Il est urgent d’agir pour préserver nos marchés cotés et empêcher qu’ils ne deviennent atrophiés et désincarnés. Depuis 1602 et l’avènement de la Compagnie des Indes Orientales – première entreprise à solliciter l’épargne publique – les marchés boursiers constituent le véritable poumon de l’économie mondiale.
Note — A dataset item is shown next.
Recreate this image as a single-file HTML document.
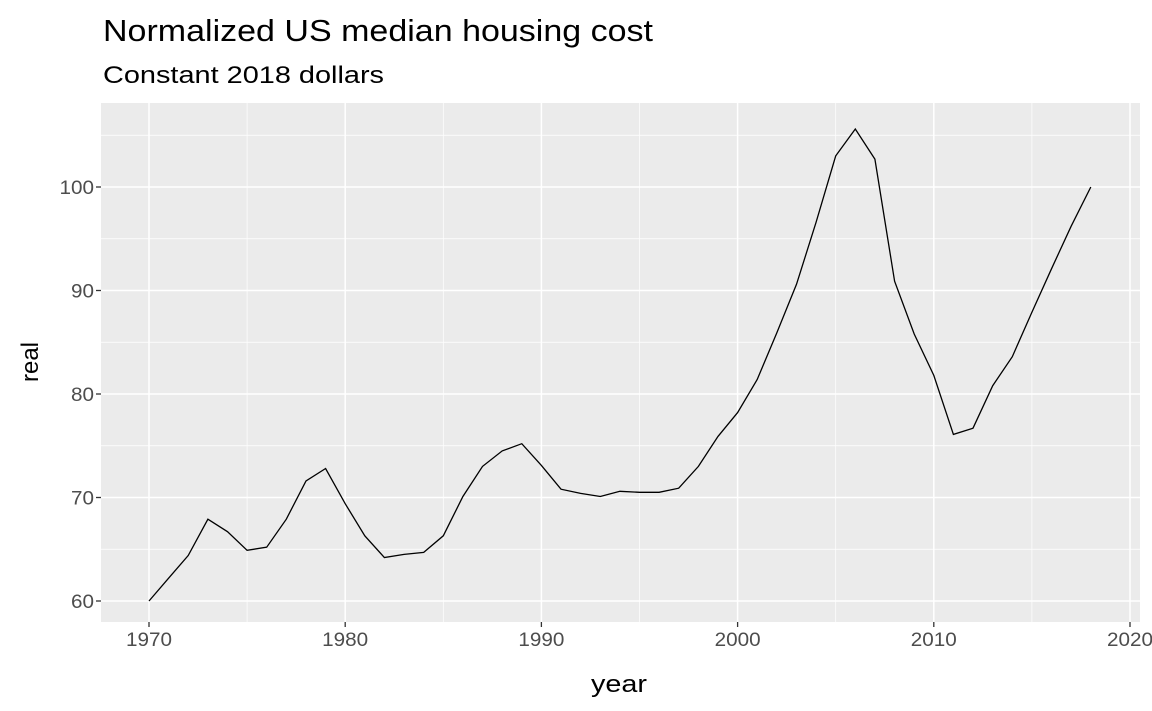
<!DOCTYPE html>
<html><head><meta charset="utf-8"><style>
body{margin:0;background:#fff;}
svg{display:block;font-family:"Liberation Sans",Arial,sans-serif;}
</style></head><body>
<svg id="chart" width="1152" height="711">
<text x="103" y="41" font-size="31" textLength="550" lengthAdjust="spacingAndGlyphs" fill="#000">Normalized US median housing cost</text>
<text x="103" y="83" font-size="24" textLength="281" lengthAdjust="spacingAndGlyphs" fill="#000">Constant 2018 dollars</text>
<rect x="101" y="103" width="1039" height="519" fill="#ebebeb"/>
<g id="grid"></g>
<g id="ticks"></g>
<text x="619" y="692" font-size="24" textLength="56" lengthAdjust="spacingAndGlyphs" text-anchor="middle" fill="#000">year</text>
<text transform="translate(38,362) rotate(-90)" font-size="24" textLength="40" lengthAdjust="spacingAndGlyphs" text-anchor="middle" fill="#000">real</text>
</svg>
<script>
const years=[1970,1971,1972,1973,1974,1975,1976,1977,1978,1979,1980,1981,1982,1983,1984,1985,1986,1987,1988,1989,1990,1991,1992,1993,1994,1995,1996,1997,1998,1999,2000,2001,2002,2003,2004,2005,2006,2007,2008,2009,2010,2011,2012,2013,2014,2015,2016,2017,2018];
const realValues=[60,62.2,64.4,67.9,66.7,64.9,65.2,67.9,71.6,72.8,69.4,66.3,64.2,64.5,64.7,66.3,70.1,73.0,74.5,75.2,73.1,70.8,70.4,70.1,70.6,70.5,70.5,70.9,73.0,75.9,78.2,81.4,85.9,90.6,96.6,103.0,105.6,102.7,90.9,85.8,81.8,76.1,76.7,80.8,83.6,87.9,92.1,96.2,100];
const xTicks=[1970,1980,1990,2000,2010,2020];
const yTicks=[60,70,80,90,100];
const xMinor=[1975,1985,1995,2005,2015];
const yMinor=[65,75,85,95,105];
const NS="http://www.w3.org/2000/svg";
const X=v=>149+(v-1970)*(1130-149)/50;
const Y=v=>601-(v-60)*(601-187)/40;
const L=101,R=1140,T=103,B=622;
const grid=document.getElementById('grid'),ticks=document.getElementById('ticks');
function mk(tag,a,p){const e=document.createElementNS(NS,tag);for(const k in a)e.setAttribute(k,a[k]);p.appendChild(e);return e;}
xMinor.forEach(v=>{const e=mk('line',{x1:X(v),x2:X(v),y1:T,y2:B,stroke:'#fff','stroke-width':0.7},grid);

});
yMinor.forEach(v=>{const e=mk('line',{x1:L,x2:R,y1:Y(v),y2:Y(v),stroke:'#fff','stroke-width':0.7},grid);

});
xTicks.forEach(v=>{const e=mk('line',{x1:X(v),x2:X(v),y1:T,y2:B,stroke:'#fff','stroke-width':1.5},grid);


const t=mk('line',{x1:X(v),x2:X(v),y1:B,y2:B+5,stroke:'#333','stroke-width':1.3},ticks);


const l=mk('text',{x:X(v),y:B+24,'font-size':19,textLength:46,lengthAdjust:'spacingAndGlyphs','text-anchor':'middle',fill:'#4d4d4d'},ticks);l.textContent=v;

});
yTicks.forEach(v=>{const e=mk('line',{x1:L,x2:R,y1:Y(v),y2:Y(v),stroke:'#fff','stroke-width':1.5},grid);


const t=mk('line',{x1:L-5,x2:L,y1:Y(v),y2:Y(v),stroke:'#333','stroke-width':1.3},ticks);


const s=String(v);
const l=mk('text',{x:L-7,y:Y(v)+7,'font-size':19,textLength:s.length*11.5,lengthAdjust:'spacingAndGlyphs','text-anchor':'end',fill:'#4d4d4d'},ticks);l.textContent=s;

});
const d=years.map((y,i)=>(i?'L':'M')+X(y).toFixed(1)+','+Y(realValues[i]).toFixed(1)).join(' ');
const p=mk('path',{d:d,fill:'none',stroke:'#000','stroke-width':1.3},document.getElementById('chart'));


</script>
</body></html>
En offrant transparence et liquidité, ils ont démultiplié les sources de financement et de croissance pour les entreprises de toutes tailles.

Des marchés cotés sains et dynamiques sont essentiels pour garantir le succès des introductions en bourse (IPO) et pour faciliter les augmentations de capital, que ce soit pour les entreprises en pleine expansion ou pour celles traversant des difficultés.

Ils représentent un rouage essentiel de notre système, assurant un « capitalisme pour tous » où chaque épargnant, en investissant dans les sociétés cotées, peut légitimement récolter les fruits de la prospérité économique qu’il contribue à financer.

Pour retrouver leur vitalité et leur attractivité, les marchés cotés ont besoin de régulateurs pragmatiques qui reviennent à leur mission originelle : assurer des marchés de capitaux transparents et intègres. Ce n’est pas en continuant à empiler les normes qu’ils y parviendront. Au contraire, c’est en simplifiant leurs procédures et en adoptant une culture du « bon sens » qu’ils maximiseront leur impact et contribueront ainsi au développement sain et profitable de l’économie européenne.